--- start of STORED ROWS ---
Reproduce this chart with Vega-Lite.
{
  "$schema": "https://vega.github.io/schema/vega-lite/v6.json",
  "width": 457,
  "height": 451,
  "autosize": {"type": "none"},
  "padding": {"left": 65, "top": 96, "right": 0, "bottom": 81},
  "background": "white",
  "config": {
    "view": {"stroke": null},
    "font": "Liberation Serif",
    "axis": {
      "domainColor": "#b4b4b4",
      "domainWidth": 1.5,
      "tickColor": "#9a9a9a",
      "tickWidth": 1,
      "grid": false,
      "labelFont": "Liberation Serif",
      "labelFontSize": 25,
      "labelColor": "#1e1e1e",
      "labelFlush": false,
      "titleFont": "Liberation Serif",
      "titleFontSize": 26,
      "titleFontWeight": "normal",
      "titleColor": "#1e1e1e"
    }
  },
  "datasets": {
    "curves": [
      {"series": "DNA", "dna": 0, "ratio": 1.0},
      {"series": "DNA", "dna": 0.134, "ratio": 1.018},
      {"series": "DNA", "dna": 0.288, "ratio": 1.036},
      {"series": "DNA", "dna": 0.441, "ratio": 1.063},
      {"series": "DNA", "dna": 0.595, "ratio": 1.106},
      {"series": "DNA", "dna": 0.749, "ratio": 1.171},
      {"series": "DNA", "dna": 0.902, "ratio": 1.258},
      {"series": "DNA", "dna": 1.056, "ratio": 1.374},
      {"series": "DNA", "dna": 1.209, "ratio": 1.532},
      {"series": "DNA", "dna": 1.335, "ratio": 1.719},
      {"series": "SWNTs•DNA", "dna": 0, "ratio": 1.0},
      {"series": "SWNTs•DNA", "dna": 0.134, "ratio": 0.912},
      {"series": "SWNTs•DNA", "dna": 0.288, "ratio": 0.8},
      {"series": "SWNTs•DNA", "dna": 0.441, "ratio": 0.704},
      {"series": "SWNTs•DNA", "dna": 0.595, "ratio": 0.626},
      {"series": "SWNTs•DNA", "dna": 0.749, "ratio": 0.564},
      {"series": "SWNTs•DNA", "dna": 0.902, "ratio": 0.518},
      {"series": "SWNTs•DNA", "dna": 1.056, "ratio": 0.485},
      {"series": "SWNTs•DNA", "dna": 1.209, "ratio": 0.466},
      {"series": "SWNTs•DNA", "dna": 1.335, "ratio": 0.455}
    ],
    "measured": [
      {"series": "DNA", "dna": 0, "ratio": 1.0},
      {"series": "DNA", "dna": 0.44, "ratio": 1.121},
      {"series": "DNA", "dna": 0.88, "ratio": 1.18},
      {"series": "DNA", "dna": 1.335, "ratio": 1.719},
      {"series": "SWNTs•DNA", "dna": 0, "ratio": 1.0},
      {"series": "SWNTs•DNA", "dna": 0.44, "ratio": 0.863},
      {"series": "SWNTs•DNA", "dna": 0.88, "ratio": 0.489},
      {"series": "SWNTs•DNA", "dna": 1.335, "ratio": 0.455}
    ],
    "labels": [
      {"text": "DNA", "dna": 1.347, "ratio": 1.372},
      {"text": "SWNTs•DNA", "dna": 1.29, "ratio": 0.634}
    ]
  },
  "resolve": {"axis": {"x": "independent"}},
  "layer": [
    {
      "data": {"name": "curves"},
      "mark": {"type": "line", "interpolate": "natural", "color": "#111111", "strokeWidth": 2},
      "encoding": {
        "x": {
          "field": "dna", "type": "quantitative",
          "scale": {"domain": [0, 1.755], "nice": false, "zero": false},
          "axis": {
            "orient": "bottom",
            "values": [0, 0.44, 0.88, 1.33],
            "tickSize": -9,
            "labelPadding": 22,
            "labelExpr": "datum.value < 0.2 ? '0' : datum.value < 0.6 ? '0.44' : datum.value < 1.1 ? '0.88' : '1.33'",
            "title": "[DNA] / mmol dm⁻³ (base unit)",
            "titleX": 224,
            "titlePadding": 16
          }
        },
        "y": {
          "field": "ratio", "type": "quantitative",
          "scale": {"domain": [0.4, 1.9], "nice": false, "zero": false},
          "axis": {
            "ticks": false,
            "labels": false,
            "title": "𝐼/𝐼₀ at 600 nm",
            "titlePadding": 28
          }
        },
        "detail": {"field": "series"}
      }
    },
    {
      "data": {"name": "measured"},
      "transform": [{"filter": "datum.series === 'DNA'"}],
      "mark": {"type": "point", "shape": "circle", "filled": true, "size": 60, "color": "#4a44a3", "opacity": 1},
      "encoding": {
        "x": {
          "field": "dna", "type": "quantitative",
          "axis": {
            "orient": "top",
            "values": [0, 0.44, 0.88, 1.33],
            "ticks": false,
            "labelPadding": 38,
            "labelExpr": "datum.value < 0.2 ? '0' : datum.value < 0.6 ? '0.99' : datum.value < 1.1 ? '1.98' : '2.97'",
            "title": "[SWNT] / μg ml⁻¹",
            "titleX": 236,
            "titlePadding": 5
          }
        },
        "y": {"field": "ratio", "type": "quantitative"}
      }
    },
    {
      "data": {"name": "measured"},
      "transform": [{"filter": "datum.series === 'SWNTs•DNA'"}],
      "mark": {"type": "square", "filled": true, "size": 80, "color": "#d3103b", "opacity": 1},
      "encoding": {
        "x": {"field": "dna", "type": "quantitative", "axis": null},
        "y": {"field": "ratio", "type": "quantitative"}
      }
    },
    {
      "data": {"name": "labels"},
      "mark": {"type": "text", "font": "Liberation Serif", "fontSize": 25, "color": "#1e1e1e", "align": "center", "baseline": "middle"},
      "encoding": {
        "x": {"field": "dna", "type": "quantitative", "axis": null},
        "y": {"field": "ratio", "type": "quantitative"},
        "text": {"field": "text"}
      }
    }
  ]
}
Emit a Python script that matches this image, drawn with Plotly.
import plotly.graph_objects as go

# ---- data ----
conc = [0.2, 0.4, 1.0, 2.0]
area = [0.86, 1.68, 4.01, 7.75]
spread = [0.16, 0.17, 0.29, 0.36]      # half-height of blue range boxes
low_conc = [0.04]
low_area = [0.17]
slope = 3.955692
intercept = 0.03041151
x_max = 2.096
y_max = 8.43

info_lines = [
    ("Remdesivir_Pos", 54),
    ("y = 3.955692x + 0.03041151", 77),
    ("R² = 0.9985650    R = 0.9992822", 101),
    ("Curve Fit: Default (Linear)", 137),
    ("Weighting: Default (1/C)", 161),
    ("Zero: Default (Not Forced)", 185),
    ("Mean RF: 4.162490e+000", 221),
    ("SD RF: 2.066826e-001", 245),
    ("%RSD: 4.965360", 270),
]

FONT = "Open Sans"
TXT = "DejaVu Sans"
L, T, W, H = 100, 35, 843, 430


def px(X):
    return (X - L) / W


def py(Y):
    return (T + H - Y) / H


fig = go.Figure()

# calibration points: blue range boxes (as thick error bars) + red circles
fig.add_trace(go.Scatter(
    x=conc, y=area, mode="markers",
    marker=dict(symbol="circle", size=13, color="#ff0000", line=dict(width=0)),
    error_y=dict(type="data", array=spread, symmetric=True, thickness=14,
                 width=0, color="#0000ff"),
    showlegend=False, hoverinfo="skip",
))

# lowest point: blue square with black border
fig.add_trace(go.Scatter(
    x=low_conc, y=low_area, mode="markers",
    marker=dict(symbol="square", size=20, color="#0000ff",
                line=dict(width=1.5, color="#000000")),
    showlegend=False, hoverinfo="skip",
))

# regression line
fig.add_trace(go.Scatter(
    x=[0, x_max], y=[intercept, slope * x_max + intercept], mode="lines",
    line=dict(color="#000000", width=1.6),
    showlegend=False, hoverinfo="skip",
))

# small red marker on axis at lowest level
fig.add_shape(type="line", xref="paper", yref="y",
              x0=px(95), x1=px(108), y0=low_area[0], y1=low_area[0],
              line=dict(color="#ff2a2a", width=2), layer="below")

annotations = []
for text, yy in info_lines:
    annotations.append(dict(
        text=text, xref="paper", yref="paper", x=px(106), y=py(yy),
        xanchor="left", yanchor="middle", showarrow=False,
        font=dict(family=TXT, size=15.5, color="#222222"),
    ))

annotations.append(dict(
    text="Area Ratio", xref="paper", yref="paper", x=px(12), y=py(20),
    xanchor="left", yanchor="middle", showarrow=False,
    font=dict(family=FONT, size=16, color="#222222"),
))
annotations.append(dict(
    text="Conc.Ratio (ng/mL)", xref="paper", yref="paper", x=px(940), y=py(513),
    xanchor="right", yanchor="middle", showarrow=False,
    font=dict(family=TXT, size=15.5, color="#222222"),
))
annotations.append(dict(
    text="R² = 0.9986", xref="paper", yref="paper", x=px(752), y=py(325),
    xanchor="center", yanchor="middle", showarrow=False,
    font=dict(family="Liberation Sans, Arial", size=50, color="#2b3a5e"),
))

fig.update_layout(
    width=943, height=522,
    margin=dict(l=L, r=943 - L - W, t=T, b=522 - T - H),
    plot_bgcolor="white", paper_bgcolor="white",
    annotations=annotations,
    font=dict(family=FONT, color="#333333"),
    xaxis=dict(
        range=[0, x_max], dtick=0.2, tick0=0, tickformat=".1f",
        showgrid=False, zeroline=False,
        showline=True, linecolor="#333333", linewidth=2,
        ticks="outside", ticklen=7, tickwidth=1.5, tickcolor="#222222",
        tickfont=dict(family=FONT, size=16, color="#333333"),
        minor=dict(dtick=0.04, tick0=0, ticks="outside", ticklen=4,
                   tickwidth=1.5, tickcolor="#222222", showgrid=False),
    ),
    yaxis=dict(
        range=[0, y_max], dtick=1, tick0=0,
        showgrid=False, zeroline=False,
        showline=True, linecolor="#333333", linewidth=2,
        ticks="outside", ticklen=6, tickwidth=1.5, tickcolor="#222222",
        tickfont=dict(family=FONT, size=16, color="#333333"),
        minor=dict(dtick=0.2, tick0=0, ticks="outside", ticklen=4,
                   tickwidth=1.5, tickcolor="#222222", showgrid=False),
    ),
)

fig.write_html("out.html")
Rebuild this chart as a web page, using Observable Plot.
--- end of STORED ROWS ---
Where a line holds "chart", copy it out.

Reproduce this chart with Vega-Lite.
Rebuild this chart as a web page, using Observable Plot.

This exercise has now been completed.